Coastal transgressive dunefield evolution as a response to multi-decadal shoreline erosion

Abstract

The Younghusband Peninsula coastal barrier extends ∼190 km and is predominantly comprised of a mix of active, semi-stabilised and stabilised (relict) transgressive and parabolic dunefields. Wave driven shoreline erosion has triggered the rapid development of a transgressive dunefield along a portion the peninsula. This study focuses on a ∼2 km region with the highest regional erosion rates (> −2.0 m/year since 1988), and which has experienced rapid destabilisation and subsequent landward translation of the dunefield. Aerial LIDAR derived datasets of the barrier system from 2008 and 2018 and eight drone photogrammetry surveys between August 2020 and April 2022 are used to compare the rates of change across the beach-dune system. The net and intra-survey changes are used to show the short- to medium-term system response and illustrate the relationship of sediment dynamics to the developing morphology and structure of the dunefield. Shoreline change rates (m/yr) are sourced from the Digital Earth Australia coastlines dataset which provides annual rates for continental Australia from a Landsat time series (1988–2021). When the rate of shoreline change is segmented from the total dataset to the study time-period (2008–2021), the average resulting rates show an increase from −2.2 m/yr to −3.3 m/yr, respectively.

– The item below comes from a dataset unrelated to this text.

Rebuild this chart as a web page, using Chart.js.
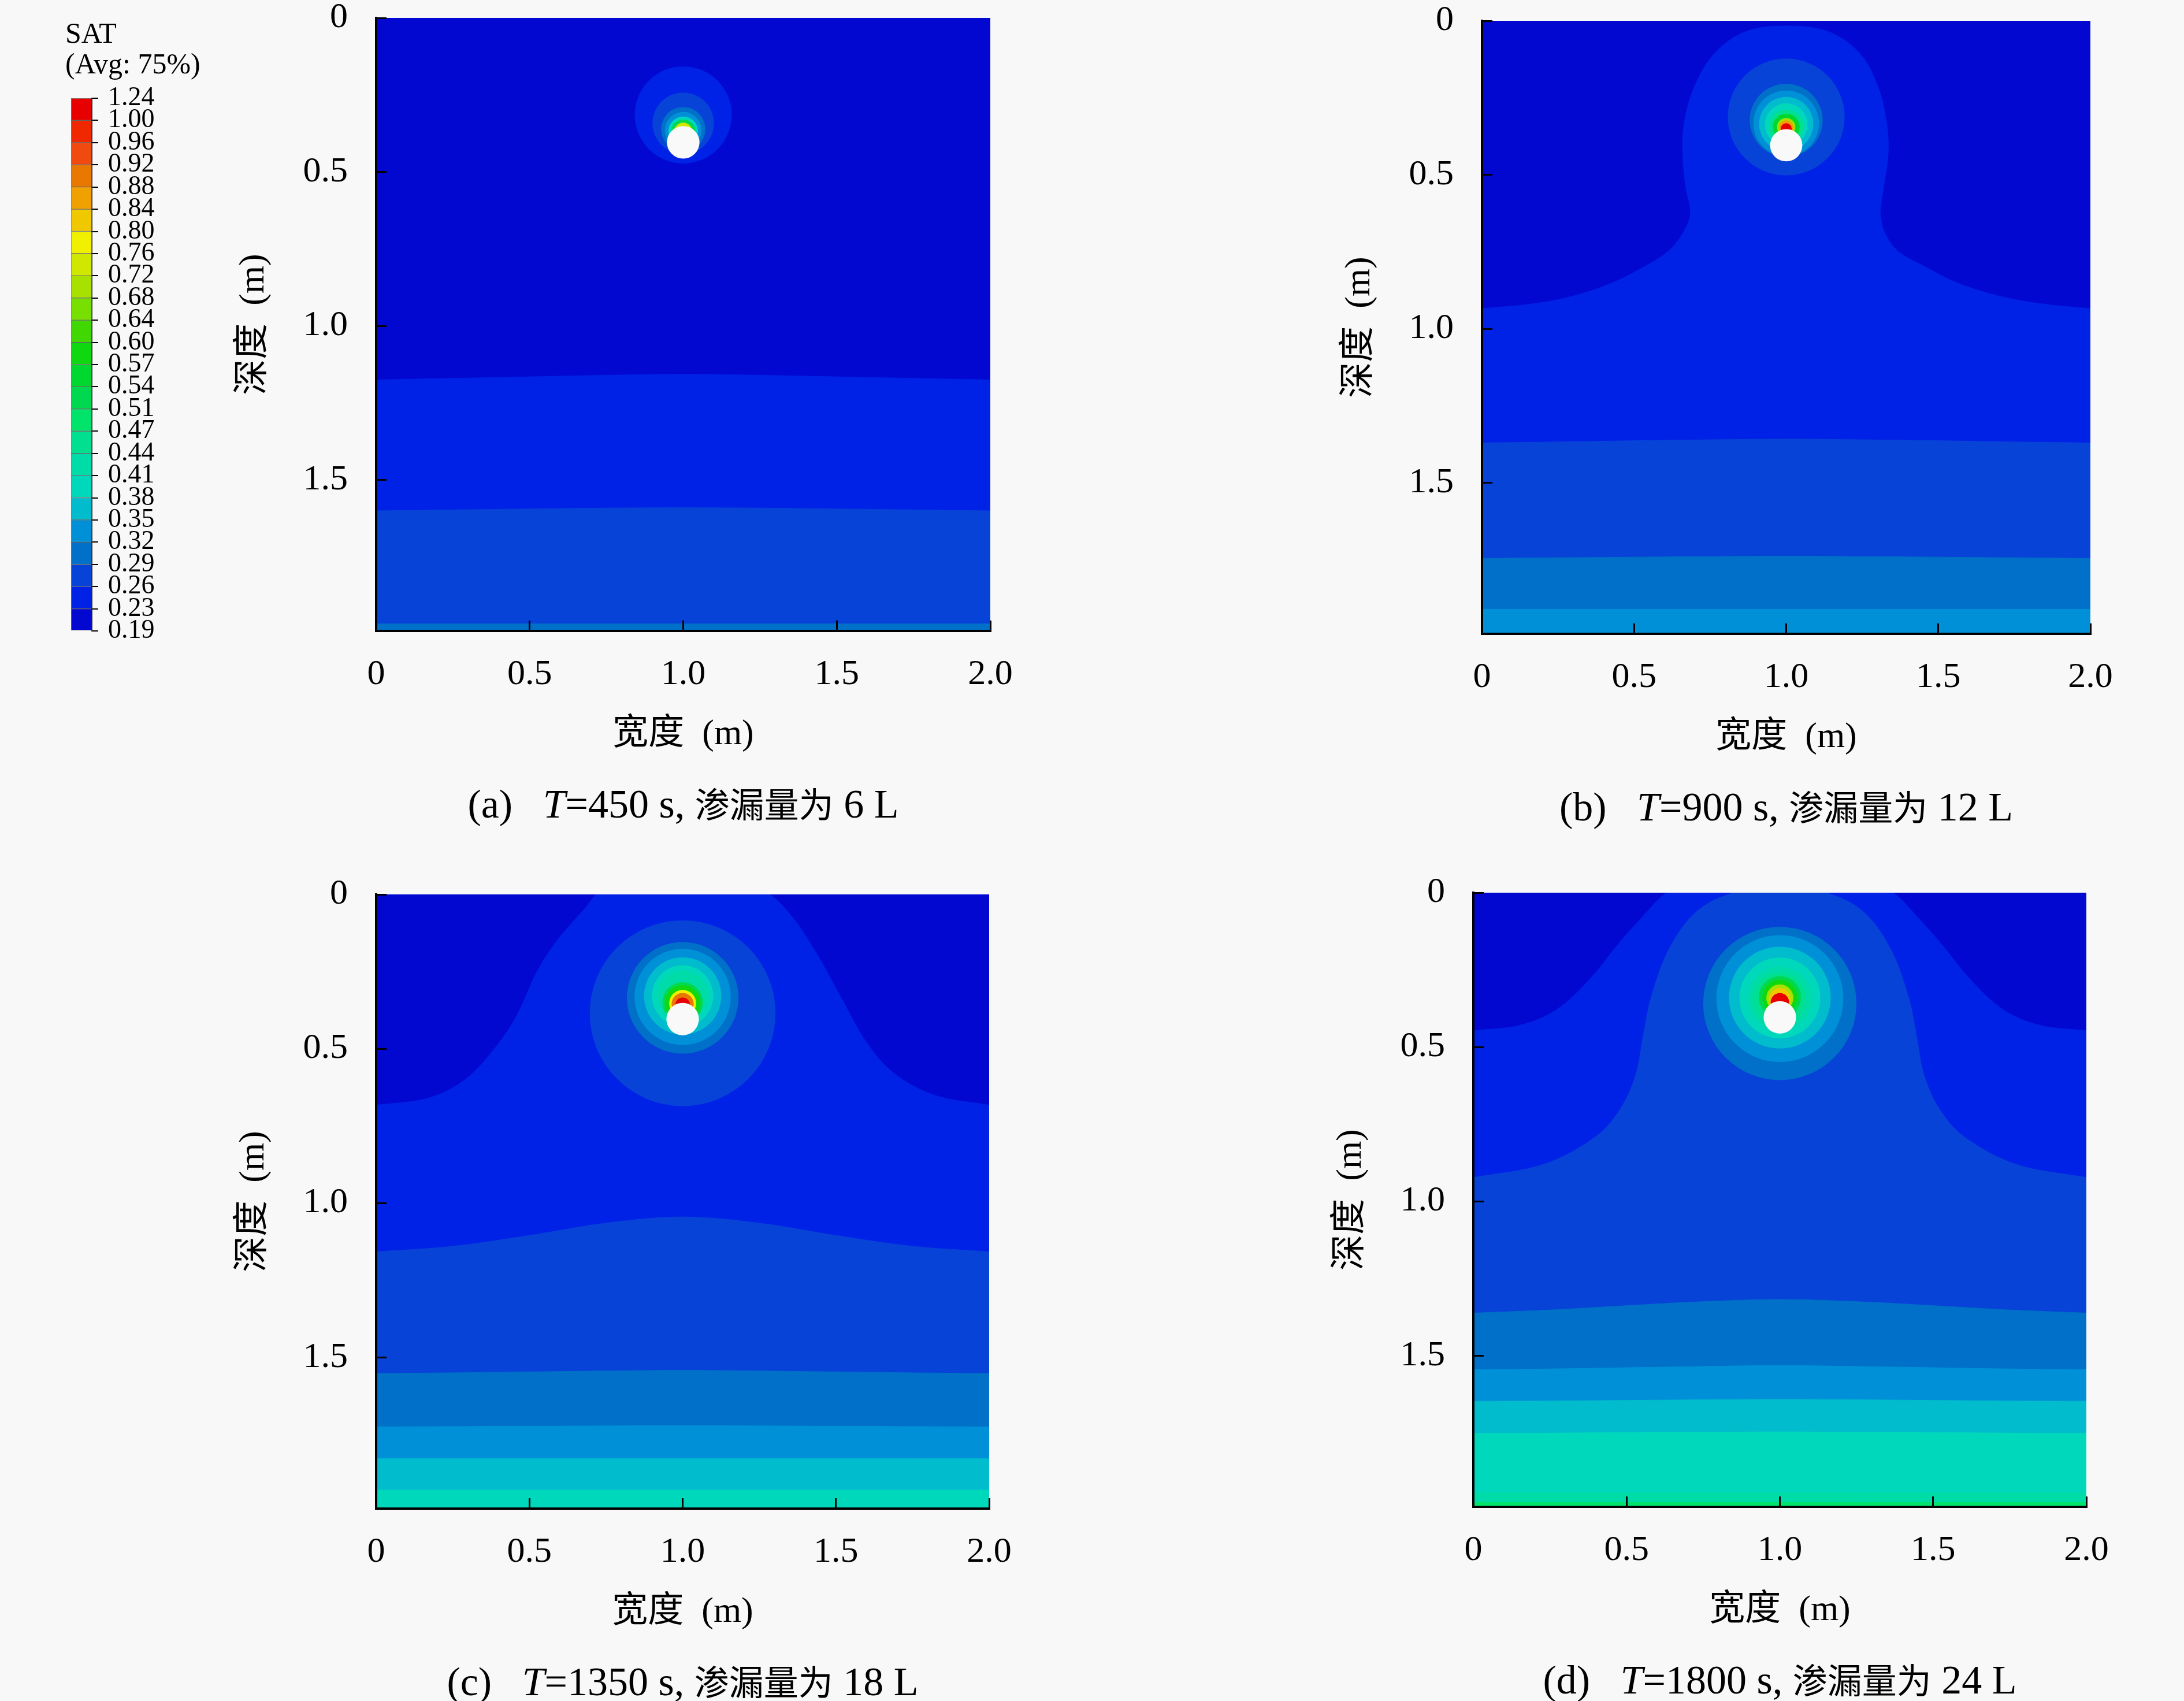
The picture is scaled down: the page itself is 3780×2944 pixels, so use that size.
<!DOCTYPE html>
<html>
<head>
<meta charset="utf-8">
<script src="https://cdn.jsdelivr.net/npm/chart.js@4.4.1/dist/chart.umd.min.js"></script>
<style>
  html, body { margin: 0; padding: 0; background: #f8f8f8; }
  body { width: 3780px; height: 2944px; position: relative; overflow: hidden; }
  canvas { position: absolute; }
  .cap { position: absolute; text-align: center; color: #000; white-space: pre;
         font-family: "Liberation Serif", "Noto Sans CJK SC", serif; font-size: 70px; line-height: 76px; }
  .cap .cjk { font-family: "Noto Sans CJK SC", sans-serif; font-size: 60px; }
</style>
</head>
<body>
<canvas id="bar"></canvas>
<canvas id="pa"></canvas>
<canvas id="pb"></canvas>
<canvas id="pc"></canvas>
<canvas id="pd"></canvas>
<script>
// SAT legend levels, bottom to top (24 bands)
const satLevels = ['0.19', '0.23', '0.26', '0.29', '0.32', '0.35', '0.38', '0.41', '0.44', '0.47', '0.51', '0.54', '0.57',
                   '0.60', '0.64', '0.68', '0.72', '0.76', '0.80', '0.84', '0.88', '0.92', '0.96', '1.00', '1.24'];
const bandColors = ['#0208d0', '#0022e6', '#0843d8', '#0070c8', '#0090d8', '#00bccc', '#00d8bc', '#00dca8',
                    '#00e090', '#00e46c', '#00d850', '#00d830', '#10d810', '#40d800', '#78e000', '#a8e000',
                    '#d0e800', '#f0f000', '#f0c800', '#f0a000', '#e87800', '#f04a10', '#f02800', '#e80000'];
const holeColor = '#f9f9f9';

// axis ticks
const xTickVals = [0, 0.5, 1.0, 1.5, 2.0];
const xTickLabels = ['0', '0.5', '1.0', '1.5', '2.0'];
const yTickVals = [0, 0.5, 1.0, 1.5];
const yTickLabels = ['0', '0.5', '1.0', '1.5'];

const xFlat = [0, 0.25, 0.5, 0.75, 1.0, 1.25, 1.5, 1.75, 2.0];

// pipe (leak hole)
const pipeX = [1.0];
const pipeY = [0.404];
const pipeR = [0.053];

// (a) T=450 s
const aFront1 = [1.175, 1.17, 1.165, 1.16, 1.157, 1.16, 1.165, 1.17, 1.175];
const aFront2 = [1.60, 1.597, 1.594, 1.591, 1.59, 1.591, 1.594, 1.597, 1.60];
const aFront3 = [1.967, 1.967, 1.967, 1.967, 1.967, 1.967, 1.967, 1.967, 1.967];
const aRingX = [1.0, 1.0, 1.0, 1.0, 1.0, 1.0, 1.0];
const aRingY = [0.315, 0.342, 0.361, 0.365, 0.368, 0.37, 0.37];
const aRingR = [0.158, 0.10, 0.072, 0.060, 0.048, 0.040, 0.030];
const aRingBand = [1, 2, 3, 4, 6, 10, 16];

// (b) T=900 s
const bBellX = [0, 0.157, 0.29, 0.43, 0.53, 0.61, 0.66, 0.685, 0.67, 0.66, 0.665, 0.70, 0.766, 0.867, 1.0,
                1.138, 1.24, 1.30, 1.33, 1.335, 1.32, 1.31, 1.325, 1.37, 1.46, 1.56, 1.71, 1.85, 2.0];
const bBellY = [0.934, 0.92, 0.896, 0.85, 0.80, 0.75, 0.69, 0.625, 0.54, 0.435, 0.33, 0.21, 0.104, 0.035, 0.017,
                0.035, 0.104, 0.21, 0.33, 0.435, 0.54, 0.625, 0.69, 0.75, 0.80, 0.85, 0.896, 0.92, 0.934];
const bFront2 = [1.37, 1.367, 1.363, 1.36, 1.358, 1.36, 1.363, 1.367, 1.37];
const bFront3 = [1.745, 1.743, 1.741, 1.739, 1.738, 1.739, 1.741, 1.743, 1.745];
const bFront4 = [1.91, 1.91, 1.91, 1.91, 1.91, 1.91, 1.91, 1.91, 1.91];
const bRingX = [1.0, 1.0, 1.0, 1.0, 1.0, 1.0, 1.0, 1.0, 1.0, 1.0];
const bRingY = [0.312, 0.323, 0.333, 0.335, 0.337, 0.345, 0.345, 0.345, 0.347, 0.35];
const bRingR = [0.192, 0.12, 0.108, 0.089, 0.07, 0.057, 0.044, 0.030, 0.024, 0.018];
const bRingBand = [2, 3, 4, 5, 6, 8, 11, 15, 19, 23];

// (c) T=1350 s
const cBellX = [0, 0.17, 0.29, 0.39, 0.46, 0.525, 0.59, 0.68, 0.73, 0.85, 1.0,
                1.15, 1.27, 1.35, 1.43, 1.52, 1.60, 1.69, 1.82, 2.0];
const cBellY = [0.683, 0.66, 0.60, 0.495, 0.39, 0.25, 0.15, 0.047, -0.01, -0.06, -0.08,
                -0.06, -0.01, 0.064, 0.18, 0.34, 0.48, 0.58, 0.65, 0.683];
const cFront2 = [1.158, 1.14, 1.105, 1.065, 1.045, 1.065, 1.105, 1.14, 1.158];
const cFront3 = [1.552, 1.55, 1.547, 1.544, 1.542, 1.544, 1.547, 1.55, 1.552];
const cFront4 = [1.725, 1.724, 1.723, 1.722, 1.721, 1.722, 1.723, 1.724, 1.725];
const cFront5 = [1.828, 1.828, 1.828, 1.828, 1.828, 1.828, 1.828, 1.828, 1.828];
const cFront6 = [1.93, 1.93, 1.93, 1.93, 1.93, 1.93, 1.93, 1.93, 1.93];
const cRingX = [1.0, 1.0, 1.0, 1.0, 1.0, 1.0, 1.0, 1.0, 1.0, 1.0, 1.0];
const cRingY = [0.385, 0.335, 0.332, 0.329, 0.329, 0.329, 0.350, 0.352, 0.353, 0.355, 0.358];
const cRingR = [0.303, 0.182, 0.157, 0.126, 0.100, 0.082, 0.066, 0.058, 0.044, 0.036, 0.024];
const cRingBand = [2, 3, 4, 5, 6, 7, 10, 12, 17, 20, 23];

// (d) T=1800 s
const dBell1X = [0, 0.15, 0.27, 0.38, 0.47, 0.55, 0.63, 0.8, 1.0, 1.2, 1.37, 1.45, 1.53, 1.62, 1.73, 1.85, 2.0];
const dBell1Y = [0.447, 0.43, 0.38, 0.28, 0.17, 0.08, 0.0, -0.1, -0.13, -0.1, 0.0, 0.08, 0.17, 0.28, 0.38, 0.43, 0.447];
const dBell2X = [0, 0.23, 0.40, 0.48, 0.53, 0.555, 0.58, 0.64, 0.73, 0.85, 1.0,
                 1.15, 1.27, 1.36, 1.42, 1.445, 1.47, 1.52, 1.60, 1.77, 2.0];
const dBell2Y = [0.923, 0.88, 0.79, 0.70, 0.59, 0.46, 0.34, 0.18, 0.06, 0.0, -0.02,
                 0.0, 0.06, 0.18, 0.34, 0.46, 0.59, 0.70, 0.79, 0.88, 0.923];
const dFront3 = [1.362, 1.352, 1.338, 1.325, 1.318, 1.325, 1.338, 1.352, 1.362];
const dFront4 = [1.545, 1.543, 1.539, 1.535, 1.532, 1.535, 1.539, 1.543, 1.545];
const dFront5 = [1.648, 1.647, 1.645, 1.643, 1.642, 1.643, 1.645, 1.647, 1.648];
const dFront6 = [1.752, 1.751, 1.749, 1.748, 1.747, 1.748, 1.749, 1.751, 1.752];
const dFront7 = [1.944, 1.944, 1.944, 1.944, 1.944, 1.944, 1.944, 1.944, 1.944];
const dFront8 = [1.976, 1.976, 1.976, 1.976, 1.976, 1.976, 1.976, 1.976, 1.976];
const dRingX = [1.0, 1.0, 1.0, 1.0, 1.0, 1.0, 1.0, 1.0, 1.0, 1.0, 1.0];
const dRingY = [0.359, 0.343, 0.340, 0.341, 0.343, 0.343, 0.339, 0.339, 0.341, 0.344, 0.355];
const dRingR = [0.250, 0.207, 0.166, 0.132, 0.104, 0.085, 0.069, 0.057, 0.044, 0.035, 0.030];
const dRingBand = [3, 4, 5, 6, 7, 8, 10, 12, 15, 18, 23];

const captionTags = ['(a)', '(b)', '(c)', '(d)'];
const captionTimes = ['450', '900', '1350', '1800'];
const captionVolumes = ['6', '12', '18', '24'];

Chart.defaults.font.family = '"Liberation Serif", "Noto Sans CJK SC", serif';
Chart.defaults.color = '#000';

// paints the lowest band behind everything in the plot area
const areaFill = {
  id: 'areaFill',
  beforeDatasetsDraw(chart, args, opts) {
    const a = chart.chartArea, ctx = chart.ctx;
    ctx.save();
    ctx.fillStyle = opts.color;
    ctx.fillRect(a.left, a.top, a.right - a.left, a.bottom - a.top);
    ctx.restore();
  }
};

function unitPx(chart) {
  const x = chart.scales.x;
  return Math.abs(x.getPixelForValue(1) - x.getPixelForValue(0));
}
function pts(xs, ys) {
  return ys.map((y, i) => ({x: xs[i], y: y}));
}

const panels = [
  { id: 'pa', rect: [651, 31, 1714, 1092],
    fronts: [[xFlat, aFront1, 1], [xFlat, aFront2, 2], [xFlat, aFront3, 3]],
    rx: aRingX, ry: aRingY, rr: aRingR, rb: aRingBand },
  { id: 'pb', rect: [2565, 36, 3618, 1097],
    fronts: [[bBellX, bBellY, 1], [xFlat, bFront2, 2], [xFlat, bFront3, 3], [xFlat, bFront4, 4]],
    rx: bRingX, ry: bRingY, rr: bRingR, rb: bRingBand },
  { id: 'pc', rect: [651, 1548, 1712, 2611],
    fronts: [[cBellX, cBellY, 1], [xFlat, cFront2, 2], [xFlat, cFront3, 3], [xFlat, cFront4, 4],
             [xFlat, cFront5, 5], [xFlat, cFront6, 6]],
    rx: cRingX, ry: cRingY, rr: cRingR, rb: cRingBand },
  { id: 'pd', rect: [2550, 1545, 3611, 2608],
    fronts: [[dBell1X, dBell1Y, 1], [dBell2X, dBell2Y, 2], [xFlat, dFront3, 3], [xFlat, dFront4, 4],
             [xFlat, dFront5, 5], [xFlat, dFront6, 6], [xFlat, dFront7, 7], [xFlat, dFront8, 9]],
    rx: dRingX, ry: dRingY, rr: dRingR, rb: dRingBand }
];

// room around each plot area inside its canvas
const padL = 290, padT = 112, padR = 110, padB = 230;

panels.forEach(function (p, n) {
  const [L, T, R, B] = p.rect;
  const cv = document.getElementById(p.id);
  cv.width = R - L + padL + padR;
  cv.height = B - T + padT + padB;
  cv.style.left = (L - padL) + 'px';
  cv.style.top = (T - padT) + 'px';

  const datasets = p.fronts.map(function (f, k) {
    const col = bandColors[f[2]];
    return {
      data: pts(f[0], f[1]), showLine: true, fill: 'start', tension: 0.35,
      backgroundColor: col, borderColor: col, borderWidth: 1,
      pointRadius: 0, order: 100 - k, clip: 0
    };
  });
  datasets.push({
    data: pts(p.rx, p.ry),
    pointRadius: c => c.dataIndex == null ? 0 : p.rr[c.dataIndex] * unitPx(c.chart),
    pointBackgroundColor: c => bandColors[p.rb[c.dataIndex] || 0],
    pointBorderWidth: 0, order: 1, clip: 0
  });
  datasets.push({
    data: pts(pipeX, pipeY),
    pointRadius: c => c.dataIndex == null ? 0 : pipeR[c.dataIndex] * unitPx(c.chart),
    pointBackgroundColor: holeColor, pointBorderWidth: 0, order: 0, clip: 0
  });

  new Chart(cv, {
    type: 'scatter',
    data: { datasets: datasets },
    plugins: [areaFill],
    options: {
      responsive: false, animation: false, devicePixelRatio: 1, events: [],
      layout: { padding: { left: 0, top: padT, right: padR, bottom: 0 } },
      plugins: {
        legend: { display: false },
        tooltip: { enabled: false },
        areaFill: { color: bandColors[0] }
      },
      scales: {
        x: {
          type: 'linear', min: 0, max: 2,
          afterFit: s => { s.height = padB; },
          afterBuildTicks: s => { s.ticks = xTickVals.map(v => ({ value: v })); },
          ticks: { autoSkip: false, maxRotation: 0, padding: 57, font: { size: 62 },
                   callback: (v, i) => xTickLabels[i] },
          grid: { drawOnChartArea: false, drawTicks: true, tickLength: -18, color: '#000', lineWidth: 3, z: 1 },
          border: { display: true, color: '#000', width: 4, z: 2 },
          title: { display: true, text: '宽度\u2002(m)', font: { size: 62 }, padding: { top: 0, bottom: 13 } }
        },
        y: {
          type: 'linear', reverse: true, min: 0, max: 1.99,
          afterFit: s => { s.width = padL; },
          afterBuildTicks: s => { s.ticks = yTickVals.map(v => ({ value: v })); },
          ticks: { autoSkip: false, padding: 67, font: { size: 62 },
                   callback: (v, i) => yTickLabels[i] },
          grid: { drawOnChartArea: false, drawTicks: true, tickLength: -18, color: '#000', lineWidth: 3, z: 1 },
          border: { display: true, color: '#000', width: 4, z: 2 },
          title: { display: true, text: '深度\u2002(m)', font: { size: 62 }, padding: { top: 42, bottom: 0 } }
        }
      }
    }
  });

  const cap = document.createElement('div');
  cap.className = 'cap';
  cap.innerHTML = captionTags[n] + '\u2002 <i>T</i>=' + captionTimes[n] + ' s, <span class="cjk">渗漏量为</span> ' +
                  captionVolumes[n] + ' L';
  cap.style.left = (L - 300) + 'px';
  cap.style.width = (R - L + 600) + 'px';
  cap.style.top = (B + 297 - 38) + 'px';
  document.body.appendChild(cap);
});

// colour legend
const cb = document.getElementById('bar');
cb.width = 290;
cb.height = 1150;
cb.style.left = '113px';
cb.style.top = '0px';
new Chart(cb, {
  type: 'bar',
  data: {
    labels: [''],
    datasets: bandColors.map((c, i) => ({
      data: [[i, i + 1]], yAxisID: 'y', backgroundColor: c, borderColor: 'rgba(30,30,30,0.55)', borderWidth: 1,
      borderSkipped: false, grouped: false, barPercentage: 1, categoryPercentage: 1
    }))
  },
  options: {
    responsive: false, animation: false, devicePixelRatio: 1, events: [],
    layout: { padding: { left: 0, right: 0, top: 0, bottom: 58 } },
    plugins: {
      legend: { display: false },
      tooltip: { enabled: false },
      title: { display: true, text: ['SAT', '(Avg: 75%)'], align: 'start',
               font: { size: 50, weight: 'normal', lineHeight: 1.06 }, padding: { top: 34, bottom: 30 } }
    },
    scales: {
      x: { display: false },
      gap: {
        type: 'linear', position: 'left', display: true, min: 0, max: 1,
        afterFit: s => { s.width = 10; },
        ticks: { display: false }, grid: { display: false }, border: { display: false }
      },
      y: {
        position: 'right', min: 0, max: 24,
        afterFit: s => { s.width = 244; },
        afterBuildTicks: s => { s.ticks = satLevels.map((_, i) => ({ value: i })); },
        ticks: { autoSkip: false, padding: 17, font: { size: 46 }, callback: (v, i) => satLevels[i] },
        grid: { drawOnChartArea: false, tickLength: 11, color: '#000', lineWidth: 2 },
        border: { display: true, color: '#333', width: 2 }
      }
    }
  }
});
</script>
</body>
</html>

This coincides with a landward advance rate of >10 m/yr from 2008 of the dunefield edge, with the fastest eroding dune toes corresponding to regions with the highest rate of dunefield translation and transgression. Net volumetric totals and their ratios of gain to loss of sediments show that significant sediment is lost to offshore during the retrogradation of the dunefield as only a fraction of the stoss slope sediment is transferred landwards. All regions of the dunefield exhibit a net loss of sediments but the high-temporal resolution shows that the magnitude of 3D changes varies through time. An adapted model of erosional stoss slope evolution and dunefield development is advanced and a temporal model of transgressive dunefield evolution is synthesised.